Even if the most common causes of spontaneous PM and SCE are asthma and infections, the possibility of FB aspiration should be considered, especially in patients under 3 years old, owing to multiple physiological, environmental, and developmental factors [9]. In a retrospective review of 55 children, Saliba et al. found that children with asthma were significantly more likely than children without asthma to have a negative bronchoscopy result. Their study concluded that a conservative approach cannot be justified in children with suspected asthma with possible FB aspiration [10]. Recently, a similar case report about three children with asthma was reported. The three children presenting with PM and SCE were treated initially as having acute asthma exacerbations, but they were found to have FB aspiration. These children were aged 16, 20, and 21 months. Through these cases, the authors highlight that physicians must remain vigilant and look for comorbidities in cases of asthma exacerbation, especially for FB aspiration, which should be excluded. Thus, a very high index of suspicion should be taken into account in cases with insufficient response to conventional asthma treatment and localized clinical signs [11]. Mohd Ariff et al. reported a case of an undiagnosed chicken meat aspiration in a 12-year-old boy with traumatic brain injury and a history of asthma. Their article emphasized that FB aspiration needs to be considered as one of the causes of postintubation difficult-to-ventilate scenarios. Prompt diagnosis and bronchoscope-assisted removal of FB is essential in reducing morbidity and mortality [12]. Note that the combination of acute asthma exacerbation and FB aspiration creates a pathophysiological condition that predisposes the appearance of PM, SCE, or even a pneumothorax (valve phenomenon). Because our patient was diagnosed with asthma and followed as such and had no recent history of FB aspiration as reported by the parents, he was initially treated as having an acute asthma exacerbation complicated by PM. There was no clinical or radiological evidence of FB aspiration. Owing to insufficient clinical improvement with the appropriate treatment, however, the possibility of a differential diagnosis, especially that of FB aspiration, was considered. So, a rigid bronchoscopy (size 5.0) was safely performed, and the FB was successfully removed.
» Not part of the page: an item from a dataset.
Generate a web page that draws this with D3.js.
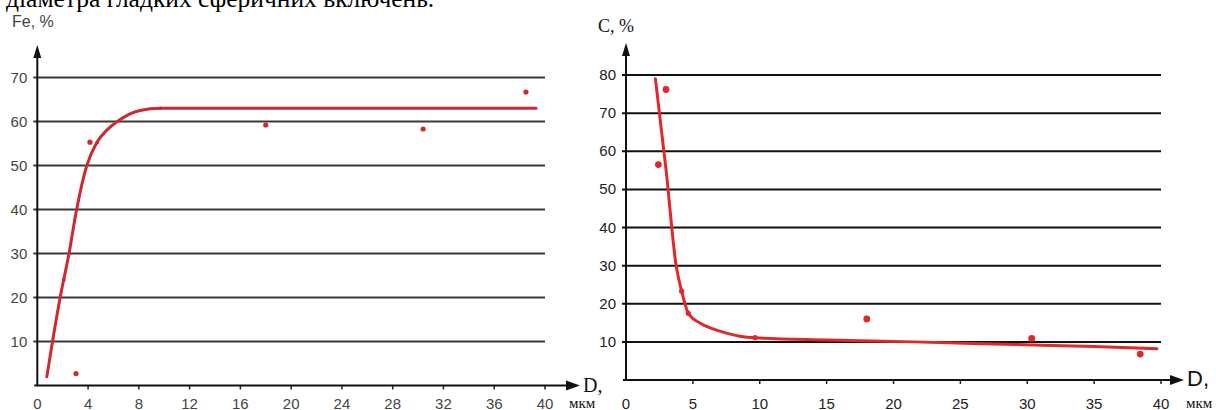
<!DOCTYPE html>
<html>
<head>
<meta charset="utf-8">
<script src="https://cdn.jsdelivr.net/npm/d3@7"></script>
<style>
  body { margin: 0; background: #fff; }
  svg { display: block; }
</style>
</head>
<body>
<svg id="chart"></svg>
<script>
  // DATA - left panel (Fe)
  const feTicksX = [0, 4, 8, 12, 16, 20, 24, 28, 32, 36, 40];
  const feTicksY = [10, 20, 30, 40, 50, 60, 70];
  const feCurve = [
    [0.75, 2], [1.2, 10], [1.8, 20], [2.5, 30], [3.1, 40], [3.9, 50],
    [4.7, 55.3], [5.5, 58.1], [6.3, 60], [8.1, 62.5], [9.7, 63], [39.3, 63],
  ];
  const feCurveMarks = [[2.1, 24], [4.73, 55.2], [9.7, 63]];
  const fePoints = [[3.05, 2.7], [4.15, 55.3], [18, 59.2], [30.4, 58.3], [38.5, 66.7]];

  // DATA - right panel (C)
  const cTicksX = [0, 5, 10, 15, 20, 25, 30, 35, 40];
  const cTicksY = [10, 20, 30, 40, 50, 60, 70, 80];
  const cCurve = [
    [2.2, 79], [3.0, 55], [3.75, 30], [4.16, 23.3], [4.66, 17.5], [5.5, 15.0],
    [6.5, 13.4], [7.5, 12.3], [8.5, 11.5], [9.7, 11.05], [15, 10.5], [21.5, 10],
    [29.2, 9.3], [35, 8.8], [39.7, 8.2],
  ];
  const cCurveMarks = [[4.16, 23.3], [4.66, 17.5], [9.65, 11.1]];
  const cPoints = [[2.42, 56.5], [2.99, 76.2], [18, 16], [30.33, 10.9], [38.45, 6.8]];

  const dims = { width: 1216, height: 410 };

  const svg = d3.select("#chart")
    .attr("width", dims.width)
    .attr("height", dims.height);

  // partially visible line of text above the charts
  svg.append("text")
    .attr("x", 6)
    .attr("y", 7)
    .attr("font-family", "Liberation Serif, Times New Roman, serif")
    .attr("font-size", 25.5)
    .attr("fill", "#000")
    .text("діаметра гладких сферичних включень.");

  function drawPanel(p) {
    const x = d3.scaleLinear().domain([0, 40]).range(p.xRange);
    const y = d3.scaleLinear().domain(p.yDomain).range(p.yRange);
    const g = svg.append("g");
    const x0 = x(0), y0 = y(0);

    // gridlines
    g.selectAll("line.grid")
      .data(p.ticksY)
      .join("line")
      .attr("class", "grid")
      .attr("x1", x0 - 4)
      .attr("x2", x(40))
      .attr("y1", (d) => y(d))
      .attr("y2", (d) => y(d))
      .attr("stroke", p.gridColor)
      .attr("stroke-width", 2);

    // y labels
    g.selectAll("text.ylab")
      .data(p.ticksY)
      .join("text")
      .attr("class", "ylab")
      .attr("x", x0 - 10)
      .attr("y", (d) => y(d) + 5)
      .attr("text-anchor", "end")
      .attr("font-family", p.labelFont)
      .attr("font-size", 15)
      .attr("fill", p.labelColor)
      .text((d) => d);

    // x ticks + labels
    g.selectAll("line.xtick")
      .data(p.ticksX.slice(1))
      .join("line")
      .attr("class", "xtick")
      .attr("x1", (d) => x(d))
      .attr("x2", (d) => x(d))
      .attr("y1", y0)
      .attr("y2", y0 + 4)
      .attr("stroke", "#222")
      .attr("stroke-width", 1.5);

    g.selectAll("text.xlab")
      .data(p.ticksX)
      .join("text")
      .attr("class", "xlab")
      .attr("x", (d) => x(d))
      .attr("y", p.xLabelY)
      .attr("text-anchor", "middle")
      .attr("font-family", p.labelFont)
      .attr("font-size", 15)
      .attr("fill", p.labelColor)
      .text((d) => d);

    // axes with arrows
    g.append("line")
      .attr("x1", x0).attr("x2", x0)
      .attr("y1", y0).attr("y2", p.arrowTop + 10)
      .attr("stroke", "#111").attr("stroke-width", 2);
    g.append("path")
      .attr("d", `M${x0},${p.arrowTop} L${x0 - 4},${p.arrowTop + 13} L${x0 + 4},${p.arrowTop + 13} Z`)
      .attr("fill", "#111");
    g.append("line")
      .attr("x1", x0 - 3).attr("x2", p.arrowRight - 10)
      .attr("y1", y0).attr("y2", y0)
      .attr("stroke", "#111").attr("stroke-width", 2);
    g.append("path")
      .attr("d", `M${p.arrowRight},${y0} L${p.arrowRight - 14},${y0 - 5} L${p.arrowRight - 14},${y0 + 5} Z`)
      .attr("fill", "#111");

    // axis titles
    g.append("text")
      .attr("x", p.yTitle.x).attr("y", p.yTitle.y)
      .attr("font-family", p.yTitle.font)
      .attr("font-size", p.yTitle.size)
      .attr("fill", p.yTitle.color)
      .text(p.yTitle.text);
    g.append("text")
      .attr("x", p.arrowRight + 3).attr("y", y0 + 6)
      .attr("font-family", p.dFont)
      .attr("font-size", p.dSize)
      .attr("fill", "#111")
      .text("D,");
    g.append("text")
      .attr("x", p.unitX).attr("y", 408)
      .attr("font-family", "Liberation Serif, Times New Roman, serif")
      .attr("font-size", 15)
      .attr("fill", "#111")
      .text("мкм");

    // fitted curve
    const line = d3.line()
      .x((d) => x(d[0]))
      .y((d) => y(d[1]))
      .curve(d3.curveMonotoneX);
    g.append("path")
      .datum(p.curve)
      .attr("d", line)
      .attr("fill", "none")
      .attr("stroke", p.red)
      .attr("stroke-width", 3)
      .attr("stroke-linecap", "round");

    g.selectAll("circle.mark")
      .data(p.marks)
      .join("circle")
      .attr("class", "mark")
      .attr("cx", (d) => x(d[0]))
      .attr("cy", (d) => y(d[1]))
      .attr("r", p.markR)
      .attr("fill", p.red);

    g.selectAll("circle.pt")
      .data(p.points)
      .join("circle")
      .attr("class", "pt")
      .attr("cx", (d) => x(d[0]))
      .attr("cy", (d) => y(d[1]))
      .attr("r", p.pointR)
      .attr("fill", p.red);
  }

  drawPanel({
    xRange: [37.3, 545],
    yDomain: [0, 70],
    yRange: [385.5, 77.5],
    ticksX: feTicksX,
    ticksY: feTicksY,
    curve: feCurve,
    marks: feCurveMarks,
    points: fePoints,
    gridColor: "#3a3a3a",
    labelFont: "Liberation Sans, Arial, sans-serif",
    labelColor: "#444",
    xLabelY: 409,
    arrowTop: 45,
    arrowRight: 580,
    unitX: 569,
    yTitle: { x: 12, y: 27, text: "Fe, %", font: "Liberation Sans, Arial, sans-serif", size: 16, color: "#444" },
    dFont: "Liberation Serif, Times New Roman, serif",
    dSize: 20,
    red: "#cc2a2e",
    markR: 1.8,
    pointR: 2.6,
  });

  drawPanel({
    xRange: [626, 1161],
    yDomain: [0, 80],
    yRange: [380, 75],
    ticksX: cTicksX,
    ticksY: cTicksY,
    curve: cCurve,
    marks: cCurveMarks,
    points: cPoints,
    gridColor: "#111",
    labelFont: "Liberation Sans, Arial, sans-serif",
    labelColor: "#222",
    xLabelY: 409,
    arrowTop: 43,
    arrowRight: 1184,
    unitX: 1186,
    yTitle: { x: 598, y: 32, text: "C, %", font: "Liberation Serif, Times New Roman, serif", size: 18, color: "#111" },
    dFont: "Liberation Sans, Arial, sans-serif",
    dSize: 22,
    red: "#e0282b",
    markR: 2.6,
    pointR: 3.4,
  });
</script>
</body>
</html>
Spontaneous PM generally resolves spontaneously within a few days. It requires a conservative treatment consisting of simple clinical monitoring, rest, and analgesics. Underlying disorders should also always be identified and treated [4, 13]. Cases of idiopathic SPM require diagnostic pulmonary function tests after the acute episode to establish whether the child has asthma [13]. The FB aspiration results in significant morbidity and mortality in children. Acute and chronic complications seem to occur in almost 15% of patients [14]. Early diagnosis and treatment are of utmost importance to prevent life-threatening and long-term complications. Close communication between the medical team (anesthesiologist, bronchoscopist, pediatrician, and assistants) is essential. Bronchoscopy is generally considered the gold standard of diagnosis. Rigid bronchoscopy under general anesthesia must be performed urgently, and the patient should be observed carefully. Supportive care should be administered with intravenous steroids and reflux medications [9]. But physicians must be aware of the risk of worsening bronchospasm in children with asthma who undergo bronchoscopy [11]. It has been shown that bronchoscopy under general anesthesia can be performed safely in children with difficult asthma if it is performed by experienced personnel [15]. Virtual bronchoscopy has also been proposed to minimize the risks of rigid bronchoscopy by shortening the operative time and providing information about the localization and size of the FB [16].

Conclusions

Even if asthma exacerbation represents the most common cause of PM and SCE, the possibility of FB aspiration should always and carefully be considered in children with asthma as an important differential diagnosis, even in the absence of a history of FB aspiration.